Internal State-Based Policy Gradient Methods for Partially Observable Markov Potential Games

Researchers Wonseok Yang and Thinh T. Doan have introduced a novel reinforcement learning method designed for the complex world of Partially Observable Markov Potential Games (POMPGs). This framework is crucial for modeling real-world scenarios where multiple AI agents must cooperate or compete with incomplete information, such as in autonomous vehicle coordination or robotic swarms. The core challenge, often called the 'curse of dimensionality,' is that the information agents need to track can grow infinitely over time, making learning intractable. The team's key innovation is the use of an 'internal state'—a compressed, finite representation of an agent's accumulated observations—which prevents this informational explosion and makes the problem solvable.

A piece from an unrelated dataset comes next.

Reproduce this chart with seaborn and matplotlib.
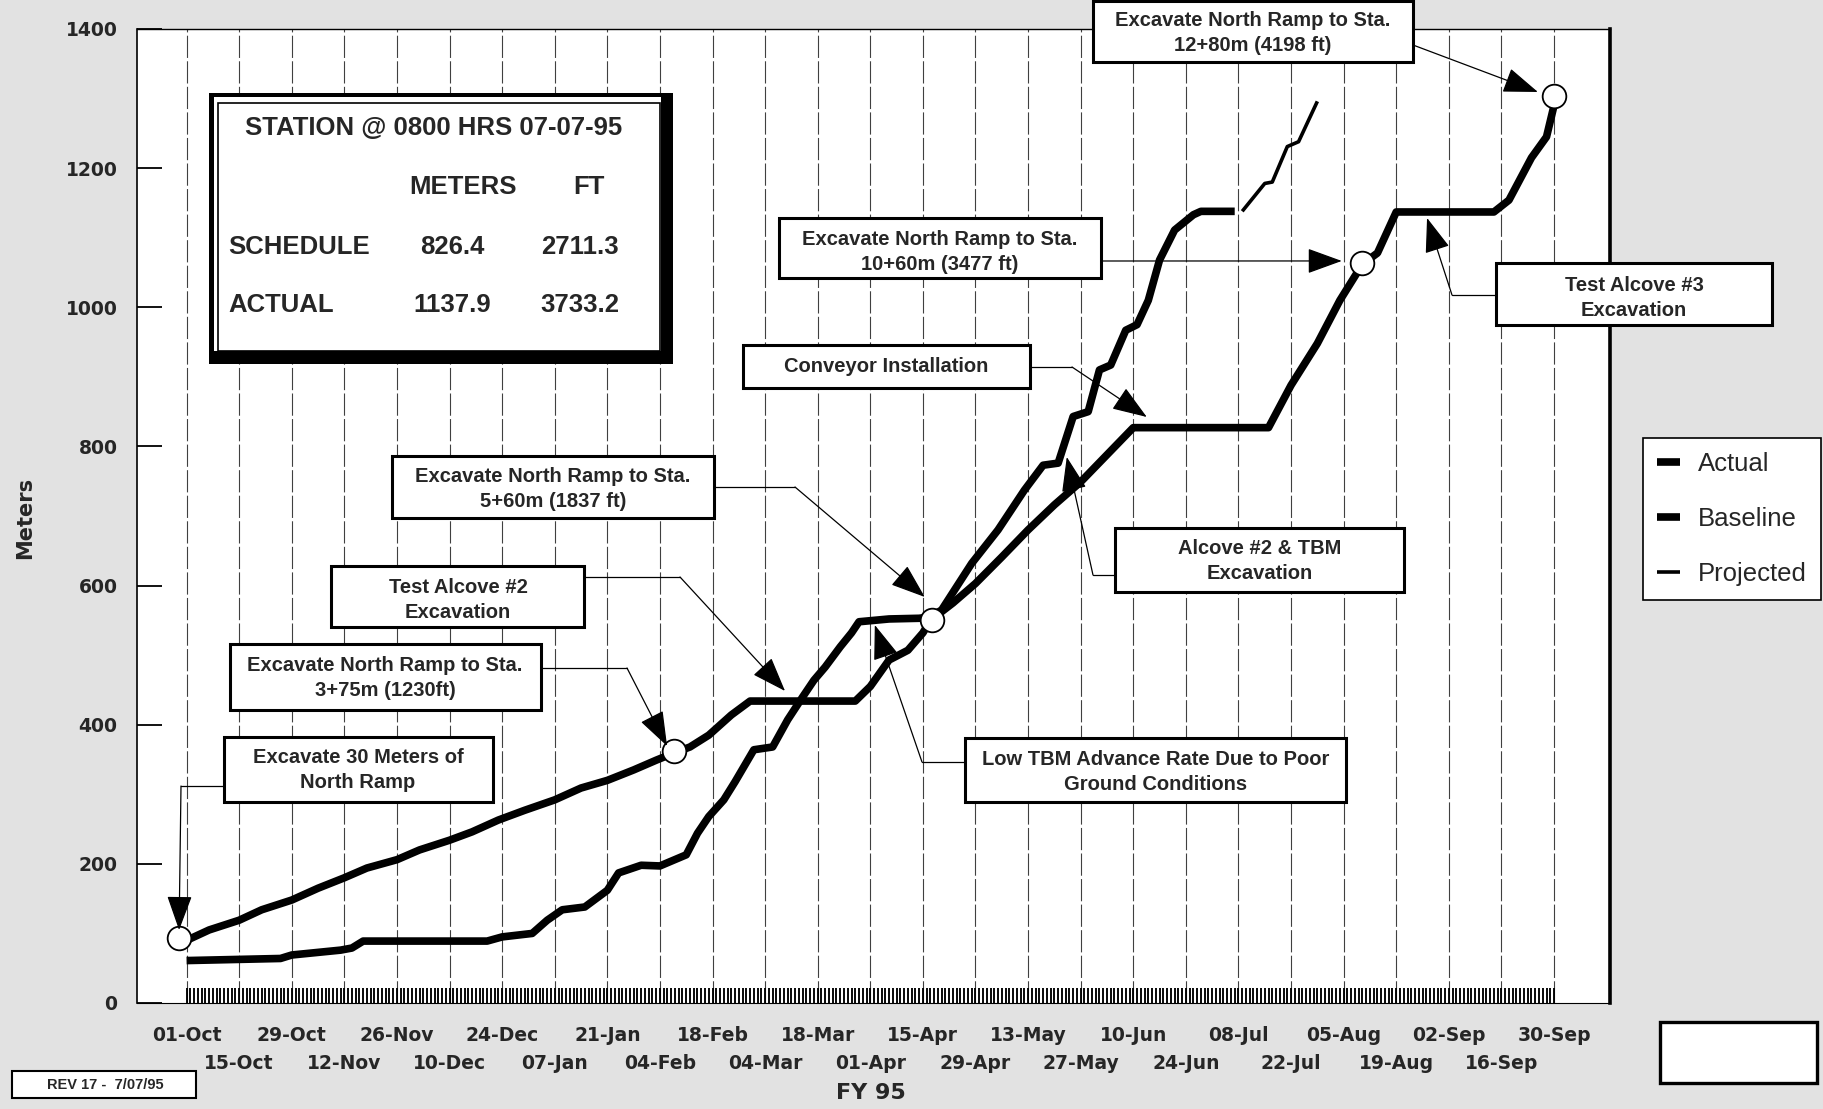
import matplotlib
matplotlib.use("Agg")
import matplotlib.pyplot as plt
import seaborn as sns
from matplotlib.patches import Rectangle
from matplotlib.lines import Line2D

# ---------------- data ----------------
tick_labels = ['01-Oct', '15-Oct', '29-Oct', '12-Nov', '26-Nov', '10-Dec', '24-Dec',
               '07-Jan', '21-Jan', '04-Feb', '18-Feb', '04-Mar', '18-Mar', '01-Apr',
               '15-Apr', '29-Apr', '13-May', '27-May', '10-Jun', '24-Jun', '08-Jul',
               '22-Jul', '05-Aug', '19-Aug', '02-Sep', '16-Sep', '30-Sep']
tick_days = [0, 14, 28, 42, 56, 70, 84, 98, 112, 126, 140, 154, 168, 182,
             196, 210, 224, 238, 252, 266, 280, 294, 308, 322, 336, 350, 364]
y_ticks = [0, 200, 400, 600, 800, 1000, 1200, 1400]

# days since 01-Oct-94, meters
actual_days = [0, 25, 28, 41, 44, 47, 80, 84, 92, 96, 100, 106, 112, 115, 121, 126,
               133, 136, 139, 143, 146, 151, 156, 160, 164, 167, 170, 174, 177, 179,
               187, 195, 198, 201, 209, 216, 223, 228, 232, 236, 240, 243, 246, 250,
               253, 256, 259, 263, 268, 270, 279]
actual_m = [61, 64, 69, 76, 79, 89, 89, 95, 100, 119, 134, 138, 162, 187, 198, 197,
            213, 244, 268, 292, 318, 364, 368, 407, 440, 464, 483, 512, 532, 548,
            552, 553, 555, 565, 632, 680, 737, 773, 776, 843, 850, 910, 917, 967,
            975, 1010, 1068, 1111, 1133, 1137.9, 1137.9]

baseline_days = [0, 6, 14, 20, 28, 35, 42, 48, 56, 62, 70, 76, 83, 90, 98, 105, 112,
                 119, 125, 130, 134, 139, 145, 150, 178, 182, 187, 192, 196, 198, 204,
                 210, 217, 224, 231, 238, 245, 252, 288, 294, 301, 307, 313, 317, 322,
                 348, 352, 358, 362, 364]
baseline_m = [90, 105, 119, 134, 148, 165, 180, 194, 206, 220, 234, 246, 263, 277,
              292, 309, 320, 335, 349, 360, 368, 385, 414, 434, 434, 455, 493, 507,
              532, 550, 575, 603, 641, 680, 716, 749, 788, 827, 827, 888, 948, 1010,
              1062, 1078, 1137, 1137, 1154, 1215, 1245, 1290]

projected_days = [281, 287, 289, 293, 296, 301]
projected_m = [1138, 1178, 1180, 1231, 1238, 1296]

milestone_days = [-2.1, 129.7, 198.3, 313, 364]
milestone_m = [93, 362, 550.5, 1063, 1303]

station_title = 'STATION @ 0800 HRS 07-07-95'
station_cols = ['METERS', 'FT']
station_rows = ['SCHEDULE', 'ACTUAL']
station_meters = ['826.4', '1137.9']
station_feet = ['2711.3', '3733.2']

# callouts: text, box (x0,y0,x1,y1 px from top-left), text centre px,
# connector points px, arrow tip (day, meters)
callouts = [
    ('Excavate North Ramp to Sta.\n12+80m (4198 ft)', (1093, 1, 1413, 62), (1253, 33),
     [(1413, 45)], (359.7, 1309.5)),
    ('Excavate North Ramp to Sta.\n10+60m (3477 ft)', (779, 218, 1101, 278), (940, 252),
     [(1101, 261)], (307.5, 1066.6)),
    ('Test Alcove #3\nExcavation', (1496, 263, 1772, 325), (1634, 298),
     [(1496, 295), (1452, 295)], (330.2, 1128.4)),
    ('Conveyor Installation', (743, 345, 1030, 388), (886, 367),
     [(1030, 367), (1072, 367)], (255.6, 842.3)),
    ('Alcove #2 & TBM\nExcavation', (1115, 528, 1404, 592), (1260, 561),
     [(1115, 575), (1093, 575)], (234.3, 784.8)),
    ('Excavate North Ramp to Sta.\n5+60m (1837 ft)', (392, 456, 714, 518), (553, 489),
     [(714, 487), (795, 487)], (196.5, 583.6)),
    ('Test Alcove #2\nExcavation', (331, 566, 584, 627), (458, 600),
     [(584, 577), (680, 577)], (159.3, 448.5)),
    ('Excavate North Ramp to Sta.\n3+75m (1230ft)', (230, 644, 541, 710), (385, 678),
     [(541, 668), (627, 668)], (127.9, 369.4)),
    ('Excavate 30 Meters of\nNorth Ramp', (224, 737, 493, 802), (358, 770),
     [(224, 786), (181, 786)], (-2.0, 104.9)),
    ('Low TBM Advance Rate Due to Poor\nGround Conditions', (965, 738, 1346, 802), (1156, 772),
     [(965, 762), (922, 762)], (183.2, 543.3)),
]

# ---------------- figure ----------------
W, H = 1824, 1109
sns.set_style("white")
plt.rcParams['font.family'] = ['Liberation Sans', 'DejaVu Sans']

fig = plt.figure(figsize=(W / 100, H / 100), dpi=100, facecolor='#e2e2e2')


def fx(x):
    return x / W


def fy(y):
    return 1 - y / H


ax = fig.add_axes([fx(137), fy(1003), (1610 - 137) / W, (1003 - 29) / H])
ax.set_facecolor('white')

sns.lineplot(x=actual_days, y=actual_m, ax=ax, color='black', linewidth=5.5,
             label='Actual', estimator=None, sort=False,
             solid_joinstyle='round', solid_capstyle='butt', zorder=3)
sns.lineplot(x=baseline_days, y=baseline_m, ax=ax, color='black', linewidth=5.5,
             label='Baseline', estimator=None, sort=False,
             solid_joinstyle='round', solid_capstyle='butt', zorder=3)
sns.lineplot(x=projected_days, y=projected_m, ax=ax, color='black', linewidth=2.6,
             label='Projected', estimator=None, sort=False,
             solid_joinstyle='round', solid_capstyle='butt', zorder=3)
sns.scatterplot(x=milestone_days, y=milestone_m, ax=ax, s=290, color='white',
                edgecolor='black', linewidth=1.3, zorder=6, legend=False)

ax.set_xlim(-13.2, 378.9)
ax.set_ylim(0, 1400)

tick_font = dict(fontfamily='DejaVu Sans', fontweight='bold', fontsize=13.5)

# upper row of date labels on the main axis, lower row on a secondary axis
ax.set_xticks(tick_days)
ax.set_xticklabels([lab if i % 2 == 0 else '' for i, lab in enumerate(tick_labels)],
                   **tick_font)
ax.set_xticks(range(tick_days[0], tick_days[-1] + 1), minor=True)
ax.tick_params(axis='x', which='both', direction='in', length=11, width=1.35,
               color='black', pad=16.5, bottom=True, top=False)

sec = ax.secondary_xaxis('bottom')
sec.set_xticks(tick_days[1::2])
sec.set_xticklabels(tick_labels[1::2], **tick_font)
sec.tick_params(axis='x', which='both', length=0, pad=36.5)
sec.spines['bottom'].set_visible(False)

ax.set_yticks(y_ticks)
ax.set_yticklabels([str(v) for v in y_ticks], **tick_font)
ax.tick_params(axis='y', direction='in', length=18, width=1.3, pad=14,
               left=True, color='black')

ax.grid(True, axis='x', which='major', color='#404040', linewidth=0.8,
        linestyle=(0, (20, 3)))
ax.grid(False, axis='y')
ax.set_axisbelow(True)

for side, lw in [('left', 1.2), ('top', 1.0), ('right', 2.6), ('bottom', 0.8)]:
    ax.spines[side].set_visible(True)
    ax.spines[side].set_color('black')
    ax.spines[side].set_linewidth(lw)

ax.set_xlabel('FY 95', fontfamily='DejaVu Sans', fontweight='bold', fontsize=16)
ax.xaxis.label.set_va('center')
ax.xaxis.set_label_coords(0.498, (1003 - 1093) / 974)
ax.set_ylabel('Meters', fontfamily='DejaVu Sans', fontweight='bold', fontsize=15)
ax.yaxis.label.set_va('center')
ax.yaxis.set_label_coords((25 - 137) / 1473, 0.498)

handles, labels = ax.get_legend_handles_labels()
leg = ax.legend(handles, labels, loc='upper left', bbox_to_anchor=(fx(1643), fy(438)),
                bbox_transform=fig.transFigure, borderaxespad=0, frameon=True,
                fancybox=False, edgecolor='black', framealpha=1, fontsize=18.5,
                handlelength=0.9, handletextpad=0.7, labelspacing=1.2, borderpad=0.55)
leg.get_frame().set_linewidth(1.2)

# ---------------- station box ----------------
fig.add_artist(Rectangle((fx(209), fy(364)), (673 - 209) / W, (364 - 93) / H,
                         transform=fig.transFigure, facecolor='black', edgecolor='none', zorder=5))
fig.add_artist(Rectangle((fx(214), fy(351)), (661 - 214) / W, (351 - 97) / H,
                         transform=fig.transFigure, facecolor='white', edgecolor='none', zorder=5))
fig.add_artist(Rectangle((fx(218), fy(351)), (660 - 218) / W, (351 - 103) / H,
                         transform=fig.transFigure, facecolor='none', edgecolor='black',
                         linewidth=1.2, zorder=5))
tk = dict(fontweight='bold', fontsize=18.5, va='center', zorder=6)
fig.text(fx(434), fy(128), station_title, ha='center', **tk)
fig.text(fx(463), fy(187), station_cols[0], ha='center', **tk)
fig.text(fx(589), fy(187), station_cols[1], ha='center', **tk)
for row, ypx in zip(range(2), [247, 305]):
    fig.text(fx(228), fy(ypx), station_rows[row], ha='left', **tk)
    fig.text(fx(452), fy(ypx), station_meters[row], ha='center', **tk)
    fig.text(fx(580), fy(ypx), station_feet[row], ha='center', **tk)

# ---------------- callouts ----------------
for text, (x0, y0, x1, y1), (cx, cy), pts, tip in callouts:
    fig.add_artist(Rectangle((fx(x0), fy(y1)), (x1 - x0) / W, (y1 - y0) / H,
                             transform=fig.transFigure, facecolor='white',
                             edgecolor='black', linewidth=2.2, zorder=5))
    fig.text(fx(cx), fy(cy), text, ha='center', va='center', fontsize=14.5,
             fontweight='bold', linespacing=1.38, zorder=6)
    if len(pts) > 1:
        fig.add_artist(Line2D([fx(p[0]) for p in pts], [fy(p[1]) for p in pts],
                              transform=fig.transFigure, color='black', linewidth=0.9,
                              zorder=4))
    ex, ey = pts[-1]
    ax.annotate('', xy=tip, xycoords='data', xytext=(ex, H - ey),
                textcoords='figure pixels', annotation_clip=False,
                arrowprops=dict(arrowstyle='-|>,head_length=1.1,head_width=0.4',
                                mutation_scale=20, color='black', linewidth=0.9,
                                shrinkA=0, shrinkB=0), zorder=7)

# ---------------- small boxes ----------------
fig.add_artist(Rectangle((fx(12), fy(1098)), (196 - 12) / W, (1098 - 1071) / H,
                         transform=fig.transFigure, facecolor='white', edgecolor='black',
                         linewidth=1.5, zorder=5))
fig.text(fx(105), fy(1085), 'REV 17 -  7/07/95', ha='center', va='center',
         fontsize=10.5, fontweight='bold', zorder=6)
fig.add_artist(Rectangle((fx(1660), fy(1083)), (1817 - 1660) / W, (1083 - 1022) / H,
                         transform=fig.transFigure, facecolor='white', edgecolor='black',
                         linewidth=2.4, zorder=5))

fig.savefig('out.png', dpi=100, facecolor=fig.get_facecolor())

Their proposed 'internal state-based natural policy gradient method' leverages a common information framework, allowing agents to act on both shared and private data. The paper's major theoretical contribution is establishing a non-asymptotic convergence bound for this method, proving it reliably finds a Nash equilibrium. This bound cleanly separates into a statistical error term and an approximation error from using finite-state controllers. In practical simulations across multiple partially observable environments, the method using these finite controllers consistently outperformed baselines that only used the current observation, validating its effectiveness for training stable, collaborative multi-agent systems where perfect information is a luxury.